A hard, mineralized exoskeleton and a marine lifestyle would have given you a better chance of being a fossil. But let’s start with what you have got: an internal skeleton and some soft outer bits.
You can usually forget the soft bits.
If you take up mountaineering or skiing and end up in a glacier crevasse you could become a wizened mummy, but that’s not real fossilization, just putting things on hold for a while.
If you really want to survive the ravages of geological time, then you need to concentrate on teeth and bones. Fossilization of these involves additional mineralization, so you might want to get a head start and think about your diet: cheese and milk would build up your bone calcium.
And look after your teeth, as these really are your best bet for a long-term future. So get a good dentist and keep those appointments.
After that it comes down to three things: location, location, location.
You must find a place to die where you won’t be disturbed for a long time. Caves have worked well for some people, so you might want to take up potholing to scout out locations close to home, but get the proper training.
Alternatively, you need a rapid burial. I don’t mean a speedy funeral service by an undertaker picked out of the telephone directory, but something natural and dramatic, the sort of thing that is preceded by a distant volcanic rumble and an unfinished query along the lines of “What was… ?”
You might want to travel to find the right natural opportunity. Camping in a desert wadi in the flash-flood season would be good. And long walks across tropical river flood-plains during heavy rain could get you where you want to be: buried in fine, anoxic mud. Or how about an imprudent picnic on the flanks of an active volcano? But take geological advice because you are looking for a nice ash-fall burial, not cremation by lava.
Talking of picnics, fossil stomach contents can provide useful paleo-diet information, so a solid final meal would be good. And I mean solid. Pizzas or hamburgers won’t last, but shellfish or fruit with large seeds, you will need to swallow these, could intrigue future scientists.
Finally, trace fossils, marks in rocks that indicate animal behavior, are always welcome. So a neat set of footprints leading to your final location would be good. Use a nice even gait with no hopping or skipping to confuse analysis of how you really moved.
Of course, you have more chance of winning the lottery than ending up as a fossil. But if you do go for a place in the fossil record please keep in touch. Geologists are always on the lookout for interesting new specimens, so let us know where you’ll be. We can arrange to dig you up in, say, a million years.
And now, a poem.
Elegy Intended for Professor Buckland
Where shall we our great Professor inter,
That in peace may rest his bones?
If we hew him a rocky sepulchre,
He’ll rise and break the stones,
And examine each stratum that lies around For he is quite in his element underground.

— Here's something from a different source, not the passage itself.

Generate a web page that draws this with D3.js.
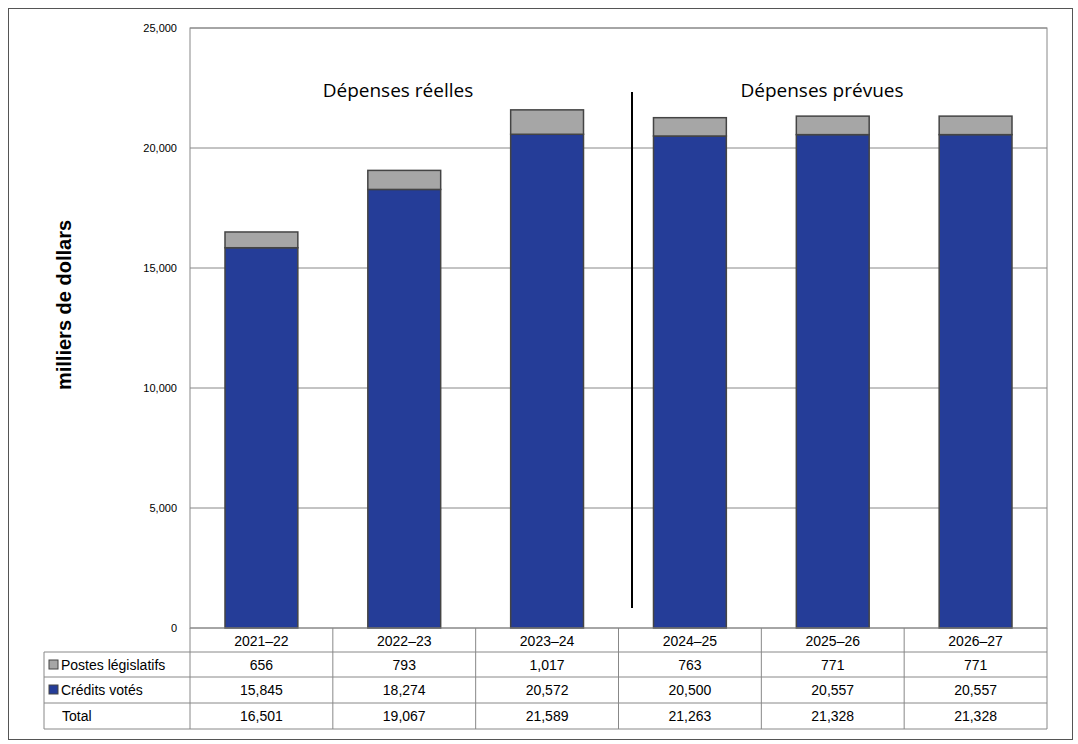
<!DOCTYPE html>
<html><head><meta charset="utf-8">
<script src="https://cdn.jsdelivr.net/npm/d3@7"></script>
<style>body{margin:0;background:#fff;font-family:Arial,"Liberation Sans",sans-serif}</style>
</head><body><div id="chart"></div>
<script>
const years = ["2021–22","2022–23","2023–24","2024–25","2025–26","2026–27"];
const statutory = [656, 793, 1017, 763, 771, 771];
const voted = [15845, 18274, 20572, 20500, 20557, 20557];
const totals = [16501, 19067, 21589, 21263, 21328, 21328];
const yTicks = [0, 5000, 10000, 15000, 20000, 25000];

const W = 1078, H = 744;
const svg = d3.select("#chart").append("svg").attr("width", W).attr("height", H);
const plotL = 190, plotR = 1047, plotT = 28, plotB = 628;

svg.append("rect").attr("x", 8.5).attr("y", 8.5).attr("width", 1064).attr("height", 731)
    .attr("fill", "none").attr("stroke", "#555");

const x = d3.scaleBand().domain(years).range([plotL, plotR]).paddingInner(0.49).paddingOuter(0.245);
const xCell = d3.scaleBand().domain(years).range([plotL, plotR]);
const y = d3.scaleLinear().domain([0, 25000]).range([plotB, plotT]);

// gridlines
svg.append("g").selectAll("line").data(yTicks.slice(1)).enter().append("line")
    .attr("x1", plotL).attr("x2", plotR).attr("y1", d => y(d)).attr("y2", d => y(d))
    .attr("stroke", "#888");
svg.append("rect").attr("x", plotL).attr("y", plotT).attr("width", plotR - plotL).attr("height", plotB - plotT)
    .attr("fill", "none").attr("stroke", "#888");

// y axis labels
svg.append("g").selectAll("text").data(yTicks).enter().append("text")
    .attr("x", 177).attr("y", d => y(d) + 4).attr("text-anchor", "end")
    .attr("font-size", 11).text(d => d3.format(",")(d));

svg.append("text").attr("transform", "translate(71,305) rotate(-90)").attr("text-anchor", "middle")
    .attr("font-size", 20).attr("font-weight", "bold").text("milliers de dollars");

// bars
const g = svg.append("g");
years.forEach((yr, i) => {
    g.append("rect").attr("x", x(yr)).attr("width", x.bandwidth())
        .attr("y", y(voted[i])).attr("height", y(0) - y(voted[i]))
        .attr("fill", "#253d98").attr("stroke", "#444").attr("stroke-width", 1.5);
    g.append("rect").attr("x", x(yr)).attr("width", x.bandwidth())
        .attr("y", y(voted[i] + statutory[i])).attr("height", y(0) - y(statutory[i]))
        .attr("fill", "#a6a6a6").attr("stroke", "#444").attr("stroke-width", 1.5);
});

// divider & section labels
svg.append("line").attr("x1", 632).attr("x2", 632).attr("y1", 92).attr("y2", 608)
    .attr("stroke", "#000").attr("stroke-width", 2);
svg.append("text").attr("x", 398).attr("y", 97).attr("text-anchor", "middle")
    .attr("font-size", 19).attr("font-family", "'Open Sans',sans-serif").text("Dépenses réelles");
svg.append("text").attr("x", 822).attr("y", 97).attr("text-anchor", "middle")
    .attr("font-size", 19).attr("font-family", "'Open Sans',sans-serif").text("Dépenses prévues");

// data table
const rowsY = [628, 652, 677, 703, 729];
const tbl = svg.append("g");
const lineC = "#888";
rowsY.forEach((ry, k) => {
    tbl.append("line").attr("x1", k === 0 ? plotL : 44).attr("x2", plotR).attr("y1", ry).attr("y2", ry).attr("stroke", lineC);
});
tbl.append("line").attr("x1", 44).attr("x2", 44).attr("y1", 652).attr("y2", 729).attr("stroke", lineC);
years.concat(["end"]).forEach((yr, i) => {
    const xx = plotL + i * xCell.bandwidth();
    tbl.append("line").attr("x1", xx).attr("x2", xx).attr("y1", 628).attr("y2", 729).attr("stroke", lineC);
});
const fmt = d3.format(",");
years.forEach((yr, i) => {
    const cx = xCell(yr) + xCell.bandwidth() / 2;
    tbl.append("text").attr("x", cx).attr("y", 646).attr("text-anchor", "middle").attr("font-size", 14).text(yr);
    [statutory[i], voted[i], totals[i]].forEach((v, r) => {
        tbl.append("text").attr("x", cx).attr("y", rowsY[r + 1] + 18).attr("text-anchor", "middle")
            .attr("font-size", 14).text(fmt(v));
    });
});
const rowLabels = [["Postes législatifs", "#a6a6a6"], ["Crédits votés", "#253d98"], ["Total", null]];
rowLabels.forEach(([lab, col], r) => {
    const ry = rowsY[r + 1];
    if (col) tbl.append("rect").attr("x", 49).attr("y", ry + 8).attr("width", 9).attr("height", 9)
        .attr("fill", col).attr("stroke", "#444");
    tbl.append("text").attr("x", col ? 61 : 62).attr("y", ry + 18).attr("font-size", 14).text(lab);
});
</script></body></html>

If with mattock and spade his body we lay In the common alluvial soil,
He’ll start up and snatch those tools away, Of his own geological toil;
In a stratum so young the Professor disdains That embedded should lie his organic remains.
Then exposed to the drip of some case-hardening spring,
His carcase let stalactite cover,
And to Oxford the petrified sage let us bring, When he is incrusted all over;
There, ‘mid mammoths and crocodiles, high on a shelf,
Let him stand as a monument raised to himself.
This advice to let stalactites do the work of an embalmer is found in the second half of “Elegy Intended for Professor Buckland,” written in 1820 by Richard Whately.
William Buckland (1784-1856) held posts at the University of Oxford and was one of the most famous geologists of his day. He was a noted eccentric who claimed to have eaten his way through the entire animal kingdom.
His contemporary Augustus Hare records how Buckland came across a casket in which the heart of a dead French king had been preserved: “He exclaimed, ‘I have eaten many strange things, but have never eaten the heart of a king before,’ and, before anyone could hinder him, he had gobbled it up, and the precious relic was lost for ever.”
Your chances of being fossilized are very slim, but you can significantly improve them by having your body buried at sea. However, you must make sure the water is very deep.
This is because shallow marine conditions are turbulent and full of life, which will be only too glad to eat your remains. Terrestrial settings are liable to erosion, even if your body is buried, and therefore will significantly reduce your chance of fossilization. However, in the deep sea there are few creatures, and there are even fewer beneath the seabed, should you be able to have yourself interred there.
Make sure that your chosen location is not near a tectonic subduction zone, where the Earth’s crust is being consumed, because you will be quickly carried into the magma along with it.
The fine clay will help to preserve your body structure, and fossilization should proceed until you are nothing more than an outline of carbon and petrified body fluids, thanks mainly to compaction from the weight of clay that settles above you. You should allow around 200,000 years for this.
Of course, having yourself incarcerated in amber would provide the best means of preservation, but you would then have to arrange to have the amber buried in a stable environment, which is not easy from beyond the grave.
Finally, wear something gold with your name on it, so you can be identified.
It will probably survive far longer than your remains.